## Task to complete
Restate each line word for word. Leave out every picture.

## Given material
>>>
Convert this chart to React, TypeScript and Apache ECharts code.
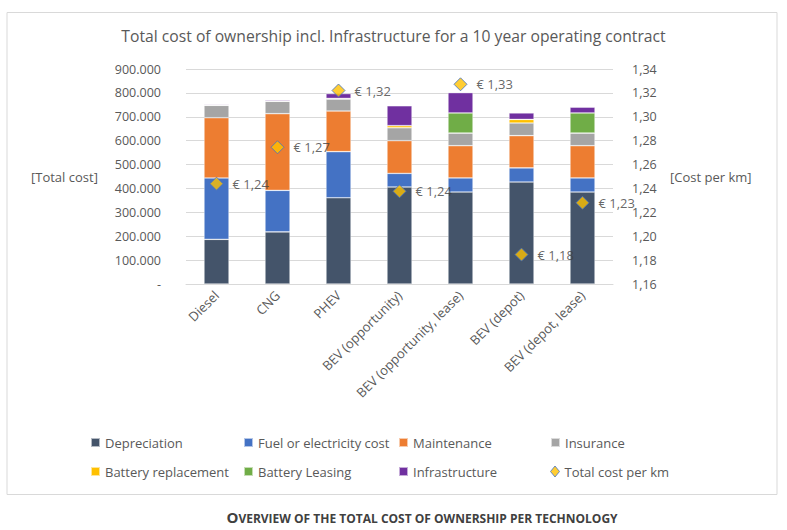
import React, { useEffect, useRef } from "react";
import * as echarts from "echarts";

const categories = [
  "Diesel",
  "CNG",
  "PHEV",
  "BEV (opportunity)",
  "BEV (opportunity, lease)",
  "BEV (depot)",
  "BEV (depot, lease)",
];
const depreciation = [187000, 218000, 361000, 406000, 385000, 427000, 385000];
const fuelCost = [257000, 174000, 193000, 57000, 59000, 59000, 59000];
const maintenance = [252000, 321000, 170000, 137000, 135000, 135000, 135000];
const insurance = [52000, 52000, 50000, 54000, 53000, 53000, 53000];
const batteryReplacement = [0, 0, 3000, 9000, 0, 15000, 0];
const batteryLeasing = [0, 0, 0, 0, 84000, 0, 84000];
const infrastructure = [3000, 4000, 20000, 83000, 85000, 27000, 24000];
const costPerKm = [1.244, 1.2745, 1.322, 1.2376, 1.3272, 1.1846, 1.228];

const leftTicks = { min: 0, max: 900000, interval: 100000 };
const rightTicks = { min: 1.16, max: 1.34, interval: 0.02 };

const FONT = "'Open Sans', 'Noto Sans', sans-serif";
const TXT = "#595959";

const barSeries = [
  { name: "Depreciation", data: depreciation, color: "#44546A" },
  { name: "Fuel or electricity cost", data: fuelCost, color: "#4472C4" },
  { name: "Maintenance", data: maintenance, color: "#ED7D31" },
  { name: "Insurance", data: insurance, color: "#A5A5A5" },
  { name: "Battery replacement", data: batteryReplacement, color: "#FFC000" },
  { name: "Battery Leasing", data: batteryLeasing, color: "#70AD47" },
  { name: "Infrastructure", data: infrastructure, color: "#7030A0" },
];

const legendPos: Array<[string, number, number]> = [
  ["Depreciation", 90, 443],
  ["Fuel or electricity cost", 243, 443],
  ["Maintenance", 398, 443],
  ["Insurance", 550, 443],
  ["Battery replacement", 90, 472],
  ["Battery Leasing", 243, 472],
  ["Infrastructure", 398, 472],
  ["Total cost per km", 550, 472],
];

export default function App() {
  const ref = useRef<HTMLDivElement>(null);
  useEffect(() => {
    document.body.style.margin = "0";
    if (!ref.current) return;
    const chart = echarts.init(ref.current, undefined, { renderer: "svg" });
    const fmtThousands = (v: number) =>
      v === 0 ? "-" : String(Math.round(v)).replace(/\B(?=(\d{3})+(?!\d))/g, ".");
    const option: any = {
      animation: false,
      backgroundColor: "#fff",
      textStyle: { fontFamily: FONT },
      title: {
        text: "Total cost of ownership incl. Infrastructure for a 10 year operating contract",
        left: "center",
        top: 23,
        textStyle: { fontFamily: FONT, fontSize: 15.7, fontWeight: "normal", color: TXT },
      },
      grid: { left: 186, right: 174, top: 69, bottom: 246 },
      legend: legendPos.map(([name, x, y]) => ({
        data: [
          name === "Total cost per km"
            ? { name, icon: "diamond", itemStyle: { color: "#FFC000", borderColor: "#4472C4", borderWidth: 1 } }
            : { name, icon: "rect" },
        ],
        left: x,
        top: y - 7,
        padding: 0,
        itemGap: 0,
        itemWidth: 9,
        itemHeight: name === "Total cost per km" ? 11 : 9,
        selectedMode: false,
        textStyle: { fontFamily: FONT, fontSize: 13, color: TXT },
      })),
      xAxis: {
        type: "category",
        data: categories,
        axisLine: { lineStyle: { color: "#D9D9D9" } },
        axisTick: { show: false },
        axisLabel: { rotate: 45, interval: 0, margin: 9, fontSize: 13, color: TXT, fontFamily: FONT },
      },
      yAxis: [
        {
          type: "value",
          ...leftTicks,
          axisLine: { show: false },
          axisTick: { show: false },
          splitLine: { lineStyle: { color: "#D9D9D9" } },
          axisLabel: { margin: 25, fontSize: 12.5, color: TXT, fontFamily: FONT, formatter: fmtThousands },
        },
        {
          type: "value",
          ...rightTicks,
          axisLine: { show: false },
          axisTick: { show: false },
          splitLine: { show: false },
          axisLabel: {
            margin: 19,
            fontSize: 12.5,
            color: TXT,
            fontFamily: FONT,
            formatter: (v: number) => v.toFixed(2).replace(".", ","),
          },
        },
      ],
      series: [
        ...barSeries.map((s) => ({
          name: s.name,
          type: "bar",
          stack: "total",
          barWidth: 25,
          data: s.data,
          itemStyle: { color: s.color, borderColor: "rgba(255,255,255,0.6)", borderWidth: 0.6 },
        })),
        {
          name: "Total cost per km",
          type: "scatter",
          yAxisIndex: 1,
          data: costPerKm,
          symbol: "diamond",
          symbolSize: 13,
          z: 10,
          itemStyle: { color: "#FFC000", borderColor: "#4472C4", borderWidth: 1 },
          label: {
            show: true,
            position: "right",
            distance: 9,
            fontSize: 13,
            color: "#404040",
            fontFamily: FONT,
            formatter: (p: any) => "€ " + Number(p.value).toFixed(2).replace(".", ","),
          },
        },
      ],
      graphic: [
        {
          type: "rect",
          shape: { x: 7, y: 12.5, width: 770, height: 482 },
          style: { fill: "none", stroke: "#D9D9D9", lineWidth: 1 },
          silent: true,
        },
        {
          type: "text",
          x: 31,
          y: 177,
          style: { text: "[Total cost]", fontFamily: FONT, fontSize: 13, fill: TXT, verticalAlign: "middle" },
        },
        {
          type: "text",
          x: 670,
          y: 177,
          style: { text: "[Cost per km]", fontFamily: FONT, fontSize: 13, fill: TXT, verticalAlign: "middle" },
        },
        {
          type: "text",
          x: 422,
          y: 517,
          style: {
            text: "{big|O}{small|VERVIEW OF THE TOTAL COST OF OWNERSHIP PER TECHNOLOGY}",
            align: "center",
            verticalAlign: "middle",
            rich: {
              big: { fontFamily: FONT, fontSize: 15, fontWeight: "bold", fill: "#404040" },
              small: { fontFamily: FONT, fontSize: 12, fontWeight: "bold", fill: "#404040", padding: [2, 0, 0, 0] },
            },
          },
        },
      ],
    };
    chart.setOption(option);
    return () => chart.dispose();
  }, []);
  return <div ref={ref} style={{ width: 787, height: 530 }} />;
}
<<<
## Response
Convert this chart to React, TypeScript and Apache ECharts code.
import React, { useEffect, useRef } from "react";
import * as echarts from "echarts";

const categories = [
  "Diesel",
  "CNG",
  "PHEV",
  "BEV (opportunity)",
  "BEV (opportunity, lease)",
  "BEV (depot)",
  "BEV (depot, lease)",
];
const depreciation = [187000, 218000, 361000, 406000, 385000, 427000, 385000];
const fuelCost = [257000, 174000, 193000, 57000, 59000, 59000, 59000];
const maintenance = [252000, 321000, 170000, 137000, 135000, 135000, 135000];
const insurance = [52000, 52000, 50000, 54000, 53000, 53000, 53000];
const batteryReplacement = [0, 0, 3000, 9000, 0, 15000, 0];
const batteryLeasing = [0, 0, 0, 0, 84000, 0, 84000];
const infrastructure = [3000, 4000, 20000, 83000, 85000, 27000, 24000];
const costPerKm = [1.244, 1.2745, 1.322, 1.2376, 1.3272, 1.1846, 1.228];

const leftTicks = { min: 0, max: 900000, interval: 100000 };
const rightTicks = { min: 1.16, max: 1.34, interval: 0.02 };

const FONT = "'Open Sans', 'Noto Sans', sans-serif";
const TXT = "#595959";

const barSeries = [
  { name: "Depreciation", data: depreciation, color: "#44546A" },
  { name: "Fuel or electricity cost", data: fuelCost, color: "#4472C4" },
  { name: "Maintenance", data: maintenance, color: "#ED7D31" },
  { name: "Insurance", data: insurance, color: "#A5A5A5" },
  { name: "Battery replacement", data: batteryReplacement, color: "#FFC000" },
  { name: "Battery Leasing", data: batteryLeasing, color: "#70AD47" },
  { name: "Infrastructure", data: infrastructure, color: "#7030A0" },
];

const legendPos: Array<[string, number, number]> = [
  ["Depreciation", 90, 443],
  ["Fuel or electricity cost", 243, 443],
  ["Maintenance", 398, 443],
  ["Insurance", 550, 443],
  ["Battery replacement", 90, 472],
  ["Battery Leasing", 243, 472],
  ["Infrastructure", 398, 472],
  ["Total cost per km", 550, 472],
];

export default function App() {
  const ref = useRef<HTMLDivElement>(null);
  useEffect(() => {
    document.body.style.margin = "0";
    if (!ref.current) return;
    const chart = echarts.init(ref.current, undefined, { renderer: "svg" });
    const fmtThousands = (v: number) =>
      v === 0 ? "-" : String(Math.round(v)).replace(/\B(?=(\d{3})+(?!\d))/g, ".");
    const option: any = {
      animation: false,
      backgroundColor: "#fff",
      textStyle: { fontFamily: FONT },
      title: {
        text: "Total cost of ownership incl. Infrastructure for a 10 year operating contract",
        left: "center",
        top: 23,
        textStyle: { fontFamily: FONT, fontSize: 15.7, fontWeight: "normal", color: TXT },
      },
      grid: { left: 186, right: 174, top: 69, bottom: 246 },
      legend: legendPos.map(([name, x, y]) => ({
        data: [
          name === "Total cost per km"
            ? { name, icon: "diamond", itemStyle: { color: "#FFC000", borderColor: "#4472C4", borderWidth: 1 } }
            : { name, icon: "rect" },
        ],
        left: x,
        top: y - 7,
        padding: 0,
        itemGap: 0,
        itemWidth: 9,
        itemHeight: name === "Total cost per km" ? 11 : 9,
        selectedMode: false,
        textStyle: { fontFamily: FONT, fontSize: 13, color: TXT },
      })),
      xAxis: {
        type: "category",
        data: categories,
        axisLine: { lineStyle: { color: "#D9D9D9" } },
        axisTick: { show: false },
        axisLabel: { rotate: 45, interval: 0, margin: 9, fontSize: 13, color: TXT, fontFamily: FONT },
      },
      yAxis: [
        {
          type: "value",
          ...leftTicks,
          axisLine: { show: false },
          axisTick: { show: false },
          splitLine: { lineStyle: { color: "#D9D9D9" } },
          axisLabel: { margin: 25, fontSize: 12.5, color: TXT, fontFamily: FONT, formatter: fmtThousands },
        },
        {
          type: "value",
          ...rightTicks,
          axisLine: { show: false },
          axisTick: { show: false },
          splitLine: { show: false },
          axisLabel: {
            margin: 19,
            fontSize: 12.5,
            color: TXT,
            fontFamily: FONT,
            formatter: (v: number) => v.toFixed(2).replace(".", ","),
          },
        },
      ],
      series: [
        ...barSeries.map((s) => ({
          name: s.name,
          type: "bar",
          stack: "total",
          barWidth: 25,
          data: s.data,
          itemStyle: { color: s.color, borderColor: "rgba(255,255,255,0.6)", borderWidth: 0.6 },
        })),
        {
          name: "Total cost per km",
          type: "scatter",
          yAxisIndex: 1,
          data: costPerKm,
          symbol: "diamond",
          symbolSize: 13,
          z: 10,
          itemStyle: { color: "#FFC000", borderColor: "#4472C4", borderWidth: 1 },
          label: {
            show: true,
            position: "right",
            distance: 9,
            fontSize: 13,
            color: "#404040",
            fontFamily: FONT,
            formatter: (p: any) => "€ " + Number(p.value).toFixed(2).replace(".", ","),
          },
        },
      ],
      graphic: [
        {
          type: "rect",
          shape: { x: 7, y: 12.5, width: 770, height: 482 },
          style: { fill: "none", stroke: "#D9D9D9", lineWidth: 1 },
          silent: true,
        },
        {
          type: "text",
          x: 31,
          y: 177,
          style: { text: "[Total cost]", fontFamily: FONT, fontSize: 13, fill: TXT, verticalAlign: "middle" },
        },
        {
          type: "text",
          x: 670,
          y: 177,
          style: { text: "[Cost per km]", fontFamily: FONT, fontSize: 13, fill: TXT, verticalAlign: "middle" },
        },
        {
          type: "text",
          x: 422,
          y: 517,
          style: {
            text: "{big|O}{small|VERVIEW OF THE TOTAL COST OF OWNERSHIP PER TECHNOLOGY}",
            align: "center",
            verticalAlign: "middle",
            rich: {
              big: { fontFamily: FONT, fontSize: 15, fontWeight: "bold", fill: "#404040" },
              small: { fontFamily: FONT, fontSize: 12, fontWeight: "bold", fill: "#404040", padding: [2, 0, 0, 0] },
            },
          },
        },
      ],
    };
    chart.setOption(option);
    return () => chart.dispose();
  }, []);
  return <div ref={ref} style={{ width: 787, height: 530 }} />;
}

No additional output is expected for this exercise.